Instruction
Identify all lines in the listing that include the word "React", and copy them out.
** start **
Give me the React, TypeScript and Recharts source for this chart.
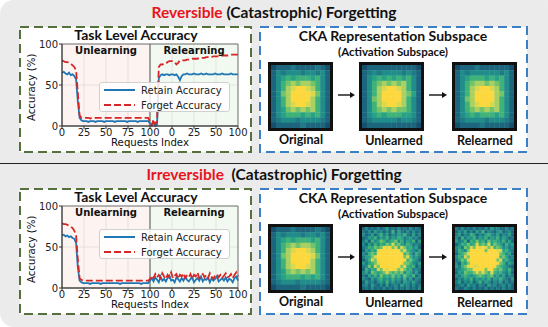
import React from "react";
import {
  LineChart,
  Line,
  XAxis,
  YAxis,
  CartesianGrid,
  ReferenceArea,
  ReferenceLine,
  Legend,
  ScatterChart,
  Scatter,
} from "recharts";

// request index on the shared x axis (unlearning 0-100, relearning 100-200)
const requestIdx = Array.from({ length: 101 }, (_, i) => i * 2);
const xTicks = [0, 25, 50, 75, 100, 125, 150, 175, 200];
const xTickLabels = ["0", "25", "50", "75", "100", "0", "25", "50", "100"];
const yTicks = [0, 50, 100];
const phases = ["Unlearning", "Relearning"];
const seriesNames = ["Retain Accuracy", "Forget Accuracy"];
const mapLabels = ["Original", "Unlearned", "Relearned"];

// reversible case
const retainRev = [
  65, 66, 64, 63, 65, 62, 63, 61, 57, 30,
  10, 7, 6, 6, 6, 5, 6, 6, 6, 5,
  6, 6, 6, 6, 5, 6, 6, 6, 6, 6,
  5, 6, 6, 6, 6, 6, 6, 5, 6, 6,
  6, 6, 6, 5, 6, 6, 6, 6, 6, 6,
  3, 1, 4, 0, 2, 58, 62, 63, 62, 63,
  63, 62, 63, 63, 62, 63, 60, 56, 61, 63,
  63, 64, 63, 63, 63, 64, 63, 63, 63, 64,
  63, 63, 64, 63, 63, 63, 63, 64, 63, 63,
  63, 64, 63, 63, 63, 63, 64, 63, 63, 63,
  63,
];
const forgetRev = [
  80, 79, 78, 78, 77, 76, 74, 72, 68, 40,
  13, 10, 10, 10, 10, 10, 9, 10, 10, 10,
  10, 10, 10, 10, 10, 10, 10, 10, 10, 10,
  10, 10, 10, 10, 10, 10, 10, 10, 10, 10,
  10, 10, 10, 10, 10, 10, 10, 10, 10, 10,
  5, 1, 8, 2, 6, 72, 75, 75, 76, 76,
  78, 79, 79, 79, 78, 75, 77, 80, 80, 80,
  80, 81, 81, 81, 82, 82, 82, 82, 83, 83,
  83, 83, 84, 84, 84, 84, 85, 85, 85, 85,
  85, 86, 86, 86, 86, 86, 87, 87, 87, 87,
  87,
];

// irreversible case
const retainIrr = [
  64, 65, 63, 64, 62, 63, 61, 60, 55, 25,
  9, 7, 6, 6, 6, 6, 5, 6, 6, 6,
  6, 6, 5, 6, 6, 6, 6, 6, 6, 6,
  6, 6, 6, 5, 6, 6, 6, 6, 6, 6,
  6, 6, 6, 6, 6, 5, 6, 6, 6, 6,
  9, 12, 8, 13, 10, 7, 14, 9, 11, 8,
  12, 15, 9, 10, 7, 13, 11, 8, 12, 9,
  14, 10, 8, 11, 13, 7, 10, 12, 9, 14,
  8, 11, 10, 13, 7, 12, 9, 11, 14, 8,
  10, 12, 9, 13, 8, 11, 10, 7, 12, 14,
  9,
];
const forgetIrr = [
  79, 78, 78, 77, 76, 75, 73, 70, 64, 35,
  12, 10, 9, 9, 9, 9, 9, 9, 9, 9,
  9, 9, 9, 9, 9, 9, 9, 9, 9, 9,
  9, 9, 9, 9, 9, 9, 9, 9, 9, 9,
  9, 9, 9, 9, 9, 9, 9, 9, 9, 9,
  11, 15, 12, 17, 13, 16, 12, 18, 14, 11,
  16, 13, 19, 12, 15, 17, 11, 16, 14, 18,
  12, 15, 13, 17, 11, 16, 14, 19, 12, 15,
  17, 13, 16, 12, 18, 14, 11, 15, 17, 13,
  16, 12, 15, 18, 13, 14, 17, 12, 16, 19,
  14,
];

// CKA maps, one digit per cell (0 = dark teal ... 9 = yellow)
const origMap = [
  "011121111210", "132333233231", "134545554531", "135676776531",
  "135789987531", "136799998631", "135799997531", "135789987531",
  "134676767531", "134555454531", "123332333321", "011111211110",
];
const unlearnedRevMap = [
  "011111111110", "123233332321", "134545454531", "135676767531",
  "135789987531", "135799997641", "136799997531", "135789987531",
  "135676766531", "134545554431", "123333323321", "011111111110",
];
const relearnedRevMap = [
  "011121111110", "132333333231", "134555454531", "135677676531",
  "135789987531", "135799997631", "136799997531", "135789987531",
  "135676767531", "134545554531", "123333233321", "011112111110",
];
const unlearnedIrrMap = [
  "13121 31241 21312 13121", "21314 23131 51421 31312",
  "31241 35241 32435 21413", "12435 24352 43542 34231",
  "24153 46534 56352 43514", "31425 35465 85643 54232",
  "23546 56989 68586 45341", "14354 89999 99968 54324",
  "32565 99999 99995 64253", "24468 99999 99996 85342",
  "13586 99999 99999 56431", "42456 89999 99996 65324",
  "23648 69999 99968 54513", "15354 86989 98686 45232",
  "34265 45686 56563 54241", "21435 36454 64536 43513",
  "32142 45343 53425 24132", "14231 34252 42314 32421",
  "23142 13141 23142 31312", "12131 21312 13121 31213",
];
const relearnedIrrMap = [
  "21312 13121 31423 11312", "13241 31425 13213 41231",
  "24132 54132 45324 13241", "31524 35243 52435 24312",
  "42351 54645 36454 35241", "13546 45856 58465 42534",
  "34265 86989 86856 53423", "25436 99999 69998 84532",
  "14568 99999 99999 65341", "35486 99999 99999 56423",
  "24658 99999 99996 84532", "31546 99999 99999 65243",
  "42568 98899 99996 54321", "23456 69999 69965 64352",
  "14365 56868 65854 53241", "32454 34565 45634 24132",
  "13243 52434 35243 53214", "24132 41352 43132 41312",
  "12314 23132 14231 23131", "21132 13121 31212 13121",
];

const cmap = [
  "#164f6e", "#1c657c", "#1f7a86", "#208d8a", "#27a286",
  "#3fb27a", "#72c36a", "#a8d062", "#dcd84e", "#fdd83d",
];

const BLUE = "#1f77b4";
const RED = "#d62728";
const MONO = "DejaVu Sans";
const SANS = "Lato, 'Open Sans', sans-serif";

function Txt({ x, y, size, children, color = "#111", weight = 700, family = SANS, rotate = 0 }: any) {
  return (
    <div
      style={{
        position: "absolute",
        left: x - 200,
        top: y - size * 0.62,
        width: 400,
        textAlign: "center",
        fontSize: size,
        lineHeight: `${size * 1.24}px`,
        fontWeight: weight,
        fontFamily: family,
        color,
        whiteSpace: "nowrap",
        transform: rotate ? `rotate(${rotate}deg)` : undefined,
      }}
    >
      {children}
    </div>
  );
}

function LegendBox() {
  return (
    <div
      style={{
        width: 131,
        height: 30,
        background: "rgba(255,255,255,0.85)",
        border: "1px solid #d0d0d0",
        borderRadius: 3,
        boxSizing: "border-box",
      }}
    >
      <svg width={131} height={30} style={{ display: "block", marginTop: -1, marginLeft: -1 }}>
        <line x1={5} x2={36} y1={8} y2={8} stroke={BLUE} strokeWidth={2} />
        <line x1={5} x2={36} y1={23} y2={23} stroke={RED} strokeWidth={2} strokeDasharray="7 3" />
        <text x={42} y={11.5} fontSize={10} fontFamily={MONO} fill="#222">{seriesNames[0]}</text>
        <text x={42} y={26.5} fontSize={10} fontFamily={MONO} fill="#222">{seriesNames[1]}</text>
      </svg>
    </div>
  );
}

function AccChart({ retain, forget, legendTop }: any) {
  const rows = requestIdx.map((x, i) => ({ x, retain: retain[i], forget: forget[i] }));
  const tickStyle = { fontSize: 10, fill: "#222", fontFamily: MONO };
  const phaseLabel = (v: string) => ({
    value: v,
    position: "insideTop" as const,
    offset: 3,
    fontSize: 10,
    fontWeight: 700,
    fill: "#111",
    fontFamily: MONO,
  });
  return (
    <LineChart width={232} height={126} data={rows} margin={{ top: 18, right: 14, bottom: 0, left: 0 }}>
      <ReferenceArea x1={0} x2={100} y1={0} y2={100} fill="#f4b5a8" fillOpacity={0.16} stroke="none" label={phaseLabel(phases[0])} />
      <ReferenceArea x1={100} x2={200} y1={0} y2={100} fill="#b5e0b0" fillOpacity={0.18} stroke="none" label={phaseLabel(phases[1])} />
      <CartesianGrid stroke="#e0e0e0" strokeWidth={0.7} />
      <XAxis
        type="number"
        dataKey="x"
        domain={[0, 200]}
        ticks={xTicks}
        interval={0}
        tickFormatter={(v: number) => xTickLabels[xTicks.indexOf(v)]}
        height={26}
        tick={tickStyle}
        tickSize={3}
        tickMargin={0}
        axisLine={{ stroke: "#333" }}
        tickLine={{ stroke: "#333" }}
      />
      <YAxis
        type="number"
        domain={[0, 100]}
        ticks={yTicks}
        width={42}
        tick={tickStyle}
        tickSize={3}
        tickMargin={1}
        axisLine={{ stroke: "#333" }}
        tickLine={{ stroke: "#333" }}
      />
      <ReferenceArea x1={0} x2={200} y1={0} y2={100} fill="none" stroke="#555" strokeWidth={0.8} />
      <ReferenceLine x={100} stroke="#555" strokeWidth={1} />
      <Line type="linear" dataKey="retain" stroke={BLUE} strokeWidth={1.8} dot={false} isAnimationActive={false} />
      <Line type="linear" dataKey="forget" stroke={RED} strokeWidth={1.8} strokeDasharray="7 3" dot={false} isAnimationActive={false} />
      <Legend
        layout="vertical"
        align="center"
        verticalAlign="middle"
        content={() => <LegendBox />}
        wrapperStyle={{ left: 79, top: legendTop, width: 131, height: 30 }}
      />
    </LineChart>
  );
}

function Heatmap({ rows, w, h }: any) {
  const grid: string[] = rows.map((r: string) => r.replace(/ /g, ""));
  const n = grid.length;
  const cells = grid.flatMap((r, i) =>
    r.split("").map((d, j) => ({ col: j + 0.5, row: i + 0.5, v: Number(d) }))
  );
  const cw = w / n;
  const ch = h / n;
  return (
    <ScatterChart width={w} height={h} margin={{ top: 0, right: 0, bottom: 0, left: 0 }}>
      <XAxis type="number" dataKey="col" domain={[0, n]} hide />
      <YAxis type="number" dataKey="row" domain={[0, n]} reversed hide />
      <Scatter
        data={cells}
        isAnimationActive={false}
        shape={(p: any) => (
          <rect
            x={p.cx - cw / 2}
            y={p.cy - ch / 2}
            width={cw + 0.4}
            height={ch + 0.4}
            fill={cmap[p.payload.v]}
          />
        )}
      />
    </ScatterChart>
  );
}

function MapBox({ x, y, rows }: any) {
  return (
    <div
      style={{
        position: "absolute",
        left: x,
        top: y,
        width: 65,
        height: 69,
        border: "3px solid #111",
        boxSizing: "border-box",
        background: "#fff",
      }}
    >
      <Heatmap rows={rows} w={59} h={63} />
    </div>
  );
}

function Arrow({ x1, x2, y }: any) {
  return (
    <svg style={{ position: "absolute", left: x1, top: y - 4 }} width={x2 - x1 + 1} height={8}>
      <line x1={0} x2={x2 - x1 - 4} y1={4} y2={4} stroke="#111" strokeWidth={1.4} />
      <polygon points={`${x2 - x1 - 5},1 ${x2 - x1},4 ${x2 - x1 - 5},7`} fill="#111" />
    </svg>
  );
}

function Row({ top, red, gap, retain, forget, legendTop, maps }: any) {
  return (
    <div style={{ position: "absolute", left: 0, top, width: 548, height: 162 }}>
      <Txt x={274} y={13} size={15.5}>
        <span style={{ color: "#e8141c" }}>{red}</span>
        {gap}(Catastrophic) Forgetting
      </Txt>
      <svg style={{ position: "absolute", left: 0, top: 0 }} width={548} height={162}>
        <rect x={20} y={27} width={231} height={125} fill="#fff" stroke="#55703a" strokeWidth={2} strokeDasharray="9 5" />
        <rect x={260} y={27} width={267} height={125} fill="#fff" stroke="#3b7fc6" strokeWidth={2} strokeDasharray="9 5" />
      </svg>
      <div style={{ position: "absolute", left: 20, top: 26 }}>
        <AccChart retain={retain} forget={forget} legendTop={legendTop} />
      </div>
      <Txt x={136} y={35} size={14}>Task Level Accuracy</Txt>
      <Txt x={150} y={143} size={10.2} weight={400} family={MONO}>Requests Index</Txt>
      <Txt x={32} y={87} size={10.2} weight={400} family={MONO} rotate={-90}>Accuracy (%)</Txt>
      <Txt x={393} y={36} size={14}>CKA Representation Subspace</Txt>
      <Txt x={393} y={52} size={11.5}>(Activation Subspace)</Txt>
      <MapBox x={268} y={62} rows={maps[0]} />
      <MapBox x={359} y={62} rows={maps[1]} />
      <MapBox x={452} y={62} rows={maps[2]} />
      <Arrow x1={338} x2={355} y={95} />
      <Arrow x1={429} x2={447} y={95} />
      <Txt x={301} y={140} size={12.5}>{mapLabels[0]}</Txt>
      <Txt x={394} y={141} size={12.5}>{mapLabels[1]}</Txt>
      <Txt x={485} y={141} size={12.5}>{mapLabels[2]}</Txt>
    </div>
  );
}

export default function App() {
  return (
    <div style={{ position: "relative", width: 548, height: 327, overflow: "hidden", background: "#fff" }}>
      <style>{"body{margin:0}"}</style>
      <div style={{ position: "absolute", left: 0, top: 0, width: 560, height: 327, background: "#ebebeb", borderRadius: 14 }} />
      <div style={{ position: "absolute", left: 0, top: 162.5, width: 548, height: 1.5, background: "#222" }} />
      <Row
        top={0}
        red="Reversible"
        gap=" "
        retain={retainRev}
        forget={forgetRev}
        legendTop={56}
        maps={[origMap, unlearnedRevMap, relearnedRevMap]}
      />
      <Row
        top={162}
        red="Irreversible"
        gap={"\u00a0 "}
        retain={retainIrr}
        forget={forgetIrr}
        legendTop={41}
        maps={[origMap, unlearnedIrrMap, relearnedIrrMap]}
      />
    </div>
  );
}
** end **
The completed task
Give me the React, TypeScript and Recharts source for this chart.
import React from "react";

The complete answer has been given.